Having prepared a workshop for many eventualities, I had in fact forgotten the request I’d made a month previously for aspiring writers to bring an object which signified the future on Shapinsay in some way. Someone brought a Rossi’s Dolphin skull, another person brought a bag of limes, oranges and grapes with a tag ‘Grown in SHAPINSAY’. We did daft writing exercises designed to loosen up the imagination and open up possibilities. Much hilarity was had and some amazing futuristic visions of the island made it on to the page.
Later, in the evening, we returned to the kirk for its second (my workshop being the first) non-religious event, a presentation from Lateral North and an open discussions with and between local people about, again, the future of Shapinsay. My earlier workshop had been designed to get everyone thinking ‘outside the box’ as Graham puts it or as I would say, ‘anything is possible.’

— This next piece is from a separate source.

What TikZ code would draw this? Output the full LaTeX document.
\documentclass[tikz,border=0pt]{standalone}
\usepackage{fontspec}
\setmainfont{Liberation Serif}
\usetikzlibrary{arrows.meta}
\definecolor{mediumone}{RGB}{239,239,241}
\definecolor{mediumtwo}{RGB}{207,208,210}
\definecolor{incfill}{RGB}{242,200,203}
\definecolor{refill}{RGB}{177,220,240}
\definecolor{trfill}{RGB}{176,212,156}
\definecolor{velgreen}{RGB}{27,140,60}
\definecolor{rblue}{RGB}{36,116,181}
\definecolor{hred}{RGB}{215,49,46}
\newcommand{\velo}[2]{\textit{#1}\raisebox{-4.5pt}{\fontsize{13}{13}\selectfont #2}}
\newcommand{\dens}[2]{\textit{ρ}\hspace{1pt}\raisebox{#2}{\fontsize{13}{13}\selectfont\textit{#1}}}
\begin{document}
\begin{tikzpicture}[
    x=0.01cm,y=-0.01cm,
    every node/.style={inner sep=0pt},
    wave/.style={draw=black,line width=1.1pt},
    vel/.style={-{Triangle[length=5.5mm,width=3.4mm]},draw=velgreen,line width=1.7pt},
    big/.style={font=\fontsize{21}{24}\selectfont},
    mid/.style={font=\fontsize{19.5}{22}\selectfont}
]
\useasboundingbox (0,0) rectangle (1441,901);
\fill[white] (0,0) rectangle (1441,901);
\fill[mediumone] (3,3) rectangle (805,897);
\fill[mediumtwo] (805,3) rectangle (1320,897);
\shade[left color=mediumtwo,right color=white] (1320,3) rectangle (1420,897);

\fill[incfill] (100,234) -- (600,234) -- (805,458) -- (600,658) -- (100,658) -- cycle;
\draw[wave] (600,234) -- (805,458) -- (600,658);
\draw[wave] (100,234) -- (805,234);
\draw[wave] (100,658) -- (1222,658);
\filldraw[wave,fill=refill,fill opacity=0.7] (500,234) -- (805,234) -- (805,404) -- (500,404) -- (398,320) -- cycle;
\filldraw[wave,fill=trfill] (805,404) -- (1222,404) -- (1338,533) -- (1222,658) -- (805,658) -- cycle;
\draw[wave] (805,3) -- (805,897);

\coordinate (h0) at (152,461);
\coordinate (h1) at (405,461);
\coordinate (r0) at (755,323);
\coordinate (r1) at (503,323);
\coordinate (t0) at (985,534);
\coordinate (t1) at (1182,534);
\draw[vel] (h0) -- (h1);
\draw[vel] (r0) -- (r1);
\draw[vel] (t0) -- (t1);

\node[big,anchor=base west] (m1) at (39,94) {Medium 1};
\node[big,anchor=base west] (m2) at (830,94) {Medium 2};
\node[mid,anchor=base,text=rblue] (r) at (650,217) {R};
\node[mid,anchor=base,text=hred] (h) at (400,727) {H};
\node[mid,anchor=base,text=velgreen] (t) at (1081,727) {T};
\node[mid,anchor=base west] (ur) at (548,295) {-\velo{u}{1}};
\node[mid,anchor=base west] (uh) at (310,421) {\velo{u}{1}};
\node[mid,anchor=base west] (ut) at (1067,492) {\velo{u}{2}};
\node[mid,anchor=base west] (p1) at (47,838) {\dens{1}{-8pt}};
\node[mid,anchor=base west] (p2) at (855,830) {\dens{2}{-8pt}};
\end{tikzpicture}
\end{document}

Our kind hosts, Nic and Lois, were so enthused by the discussions they were up half the night afterwards discussing what had been said.

Sunday 1 March 2015

WE are POSSIBLE SCOTLAND


Having forsaken the certainty of work deadlines, other people’s stress and the dark streets of Glasgow, I am now in Helmsdale on the chilly northeast coast of Scotland. This is my campervan parked outside Timespan, a heritage and arts organisation. I am on a campervan journey of uncertainty. Unlike some of my previous campervan trips, this vagueness is deliberate, albeit not on my part.

Also differing from previous campervan trips, I am not alone. With me is Graham Hogg of Lateral North, an architectural designer, and he seems to know what he’s doing. Graham has set up a series of destinations. There is loose talk of presentations and workshops and collecting stories and the future of Scotland, especially the north. I am simply the fool who responded to a plea on Twitter for a campervan which would enable this exciting project.

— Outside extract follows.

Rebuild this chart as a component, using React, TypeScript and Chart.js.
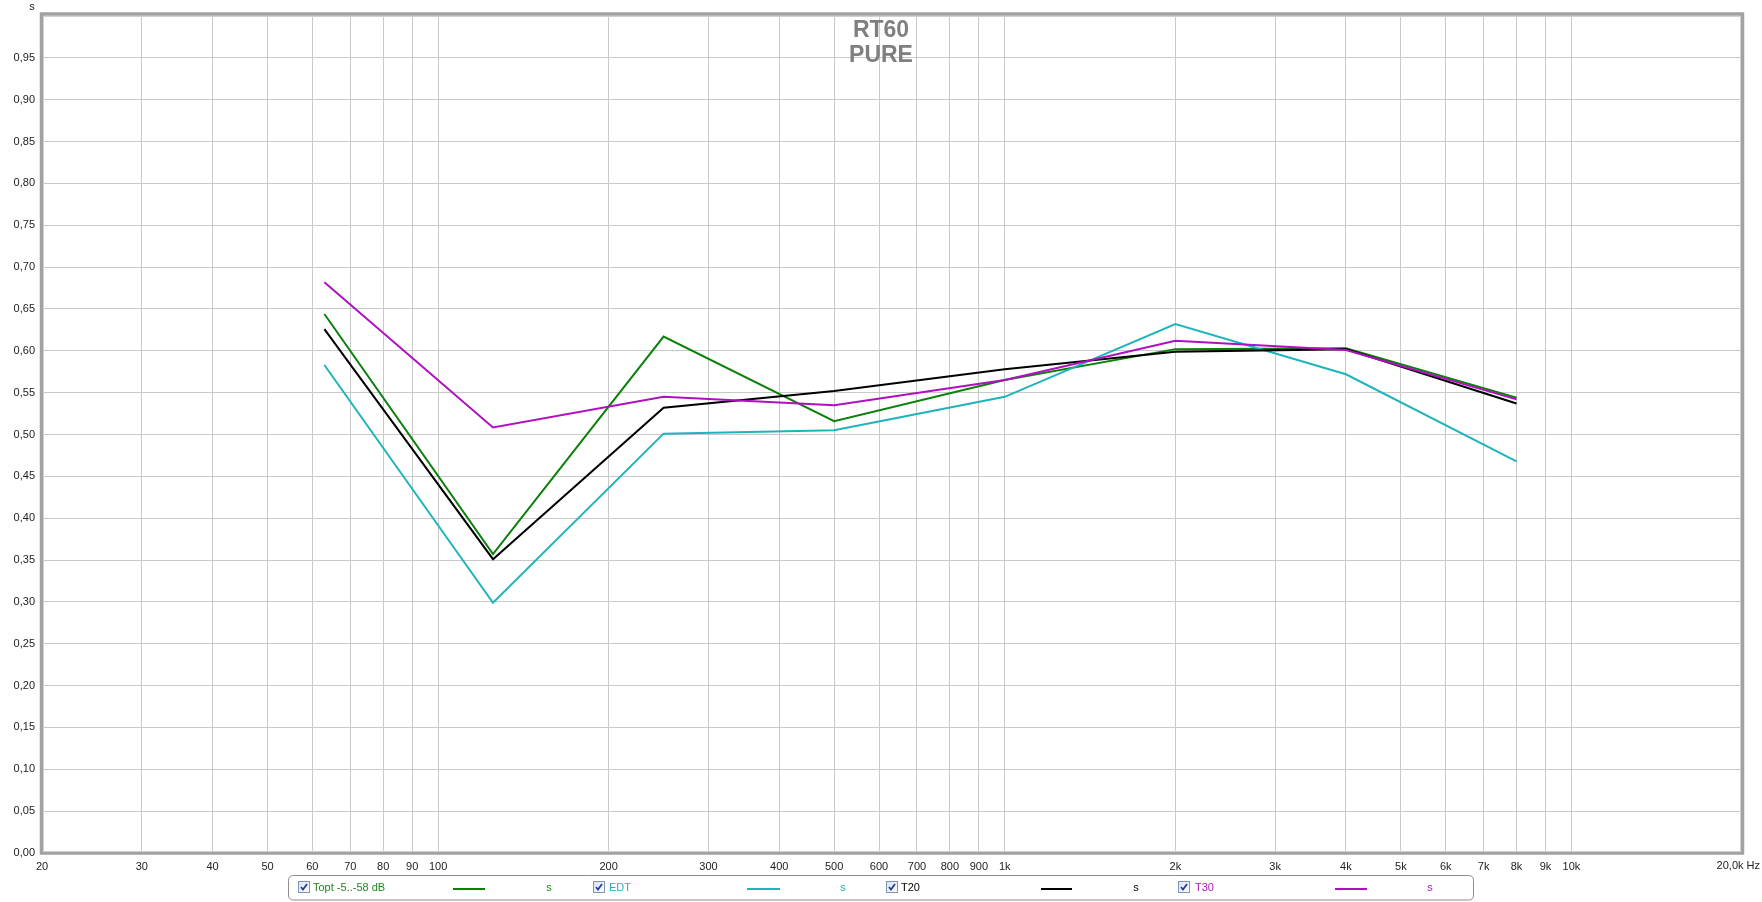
import React, { useEffect, useRef } from "react";
import { Chart, registerables } from "chart.js";

Chart.register(...registerables);

// Octave band centre frequencies (Hz)
const FREQS = [63, 125, 250, 500, 1000, 2000, 4000, 8000];

// RT60 series (seconds)
const TOPT = [0.644, 0.357, 0.617, 0.516, 0.565, 0.602, 0.603, 0.544];
const EDT = [0.583, 0.299, 0.501, 0.505, 0.545, 0.632, 0.572, 0.468];
const T20 = [0.626, 0.351, 0.532, 0.552, 0.578, 0.599, 0.602, 0.537];
const T30 = [0.682, 0.5085, 0.545, 0.535, 0.565, 0.612, 0.601, 0.542];

// Axis ticks
const X_TICKS = [
  20, 30, 40, 50, 60, 70, 80, 90, 100, 200, 300, 400, 500, 600, 700, 800, 900,
  1000, 2000, 3000, 4000, 5000, 6000, 7000, 8000, 9000, 10000, 20000,
];
const X_TICK_LABELS = [
  "20", "30", "40", "50", "60", "70", "80", "90", "100", "200", "300", "400",
  "500", "600", "700", "800", "900", "1k", "2k", "3k", "4k", "5k", "6k", "7k",
  "8k", "9k", "10k", "",
];
const X_END_LABEL = "20,0k Hz";

const Y_TICKS = [
  0, 0.05, 0.1, 0.15, 0.2, 0.25, 0.3, 0.35, 0.4, 0.45, 0.5, 0.55, 0.6, 0.65,
  0.7, 0.75, 0.8, 0.85, 0.9, 0.95, 1.0,
];
const Y_TICK_LABELS = [
  "0,00", "0,05", "0,10", "0,15", "0,20", "0,25", "0,30", "0,35", "0,40",
  "0,45", "0,50", "0,55", "0,60", "0,65", "0,70", "0,75", "0,80", "0,85",
  "0,90", "0,95", "",
];
const Y_UNIT = "s";

const TITLE_LINES = ["RT60", "PURE"];

const SERIES_NAMES = ["Topt -5..-58 dB", "EDT", "T20", "T30"];
const SERIES_COLORS = ["#0b800b", "#1db4bc", "#000000", "#b010c0"];
const SERIES_TEXT_COLORS = ["#1a8a1a", "#1fb0b8", "#000000", "#a818b8"];
const SERIES_DATA = [TOPT, EDT, T20, T30];

const FONT = '"Liberation Sans", Arial, sans-serif';

const overlayPlugin = {
  id: "overlay",
  afterDraw(chart: any) {
    const ctx = chart.ctx as CanvasRenderingContext2D;
    const { left, right, top, bottom } = chart.chartArea;
    ctx.save();

    // Frame
    ctx.strokeStyle = "#a2a2a2";
    ctx.lineWidth = 3.5;
    ctx.strokeRect(left - 0.5, top - 2, right - left + 1, bottom - top + 2);
    ctx.strokeStyle = "#d0d0d0";
    ctx.lineWidth = 1;
    ctx.strokeRect(left + 1.5, top + 0.5, right - left - 3, bottom - top - 2);

    // Title
    ctx.fillStyle = "#7f7f7f";
    ctx.font = `bold 23px ${FONT}`;
    ctx.textAlign = "center";
    ctx.textBaseline = "alphabetic";
    ctx.fillText(TITLE_LINES[0], 881, 37);
    ctx.fillText(TITLE_LINES[1], 881, 62);

    // Y unit
    ctx.fillStyle = "#222";
    ctx.font = `11px ${FONT}`;
    ctx.textAlign = "center";
    ctx.fillText(Y_UNIT, 32, 10);

    // X end label
    ctx.textAlign = "right";
    ctx.textBaseline = "middle";
    ctx.fillText(X_END_LABEL, 1760, 866);

    // Legend box
    const bx = 288.5, by = 875.5, bw = 1185, bh = 24.5, r = 5;
    ctx.beginPath();
    ctx.moveTo(bx + r, by);
    ctx.lineTo(bx + bw - r, by);
    ctx.quadraticCurveTo(bx + bw, by, bx + bw, by + r);
    ctx.lineTo(bx + bw, by + bh - r);
    ctx.quadraticCurveTo(bx + bw, by + bh, bx + bw - r, by + bh);
    ctx.lineTo(bx + r, by + bh);
    ctx.quadraticCurveTo(bx, by + bh, bx, by + bh - r);
    ctx.lineTo(bx, by + r);
    ctx.quadraticCurveTo(bx, by, bx + r, by);
    ctx.closePath();
    ctx.fillStyle = "#ffffff";
    ctx.fill();
    ctx.strokeStyle = "#8c8c8c";
    ctx.lineWidth = 1;
    ctx.stroke();

    const items = [
      { cb: 298, text: 313, l0: 453, l1: 485, s: 549 },
      { cb: 593, text: 609, l0: 747, l1: 780, s: 843 },
      { cb: 886, text: 901, l0: 1041, l1: 1072, s: 1136 },
      { cb: 1178, text: 1195, l0: 1335, l1: 1367, s: 1430 },
    ];
    items.forEach((it, i) => {
      // checkbox
      const cy = 881;
      const g = ctx.createLinearGradient(it.cb, cy, it.cb + 12, cy + 12);
      g.addColorStop(0, "#d8e0ee");
      g.addColorStop(1, "#ffffff");
      ctx.fillStyle = g;
      ctx.fillRect(it.cb + 0.5, cy + 0.5, 11, 11);
      ctx.strokeStyle = "#7e95b8";
      ctx.lineWidth = 1;
      ctx.strokeRect(it.cb + 0.5, cy + 0.5, 11, 11);
      ctx.strokeStyle = "#24399a";
      ctx.lineWidth = 1.7;
      ctx.beginPath();
      ctx.moveTo(it.cb + 3, cy + 6);
      ctx.lineTo(it.cb + 5, cy + 8.5);
      ctx.lineTo(it.cb + 9, cy + 3);
      ctx.stroke();

      // text
      ctx.fillStyle = SERIES_TEXT_COLORS[i];
      ctx.font = `11px ${FONT}`;
      ctx.textAlign = "left";
      ctx.textBaseline = "middle";
      ctx.fillText(SERIES_NAMES[i], it.text, 888);

      // line sample
      ctx.strokeStyle = SERIES_COLORS[i];
      ctx.lineWidth = 2;
      ctx.beginPath();
      ctx.moveTo(it.l0, 889);
      ctx.lineTo(it.l1, 889);
      ctx.stroke();

      // unit
      ctx.textAlign = "center";
      ctx.fillText(Y_UNIT, it.s, 888);
    });

    ctx.restore();
  },
};

export default function App() {
  const canvasRef = useRef<HTMLCanvasElement | null>(null);

  useEffect(() => {
    const canvas = canvasRef.current;
    if (!canvas) return;

    const datasets = SERIES_DATA.map((vals, i) => ({
      label: SERIES_NAMES[i],
      data: FREQS.map((f, j) => ({ x: f, y: vals[j] })),
      borderColor: SERIES_COLORS[i],
      backgroundColor: SERIES_COLORS[i],
      borderWidth: 2,
      pointRadius: 0,
      tension: 0,
      fill: false,
      order: 3 - i,
    }));

    const chart = new Chart(canvas, {
      type: "line",
      data: { datasets },
      plugins: [overlayPlugin],
      options: {
        responsive: false,
        animation: false,
        events: [],
        layout: { padding: { top: 16, right: 20, bottom: 0, left: 0 } },
        plugins: {
          legend: { display: false },
          tooltip: { enabled: false },
          title: { display: false },
        },
        scales: {
          x: {
            type: "logarithmic",
            min: 20,
            max: 20000,
            afterBuildTicks: (scale: any) => {
              scale.ticks = X_TICKS.map((v) => ({ value: v }));
            },
            afterFit: (scale: any) => {
              scale.height = 49;
            },
            ticks: {
              autoSkip: false,
              maxRotation: 0,
              minRotation: 0,
              padding: 7,
              color: "#222",
              font: { family: FONT, size: 11 },
              callback: (value: any) => {
                const idx = X_TICKS.indexOf(Number(value));
                return idx >= 0 ? X_TICK_LABELS[idx] : "";
              },
            },
            grid: { color: "#c9c9c9", lineWidth: 1, drawTicks: false },
            border: { display: false },
          },
          y: {
            type: "linear",
            min: 0,
            max: 1,
            afterBuildTicks: (scale: any) => {
              scale.ticks = Y_TICKS.map((v) => ({ value: v }));
            },
            afterFit: (scale: any) => {
              scale.width = 42;
            },
            ticks: {
              autoSkip: false,
              padding: 7,
              color: "#222",
              font: { family: FONT, size: 11 },
              callback: (value: any) => {
                const v = Number(value);
                const idx = Y_TICKS.findIndex((t) => Math.abs(t - v) < 1e-6);
                return idx >= 0 ? Y_TICK_LABELS[idx] : "";
              },
            },
            grid: { color: "#c9c9c9", lineWidth: 1, drawTicks: false },
            border: { display: false },
          },
        },
      },
    } as any);

    return () => chart.destroy();
  }, []);

  return (
    <div
      style={{
        position: "fixed",
        left: 0,
        top: 0,
        width: 1762,
        height: 902,
        background: "#ffffff",
      }}
    >
      <canvas ref={canvasRef} width={1762} height={902} />
    </div>
  );
}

After a short business meeting in the van while parked outside the People’s Palace in Glasgow, I was silly enough to let him take measurements of dear Vanessa Hotplate (named after her cooker) and then two weeks later he took her away to various destinations without me in order to do a refit. A refit? Anyone who knows Romahome campervans will realise this is madness. Romahomes are basically fancy lunch-boxes on wheels with special shapes inside for cupboards and a sink, all moulded immovable plastic. This is not easy to modify. Graham promised nothing permanent would be done without my agreement and that when I got it back I could use it as I always had: for working, chilling, eating and sleeping. Therefore, gasps went around the kitchen table at home when I said I’d agreed to holes being made in the metal of the cab. Six weeks ago I had never met Graham. But he seems to get things done.

Last night he revealed to me the inside of my little van. It now has slatted wooden benches, a map of Europe across one end, a slot for a i-pad for a quick search and display, tartan curtains and cushions (all matching, which has never happened before) and an aerial photo of Scotland on the roof. You can even stick pins in the photo to indicate where you’re from or the site of a particularly wonderful story. Gasp and sigh! I love it. Internal photos to follow. Here's the front, and yes those are Mini Eggs and Percy Pigs on the dashboard.


Look out for us on our tour from Helmsdale to Shapinsay to Tongue to Applecross to Lairg, and then back to Helmsdale and the True North conference next weekend. Stop us with your stories.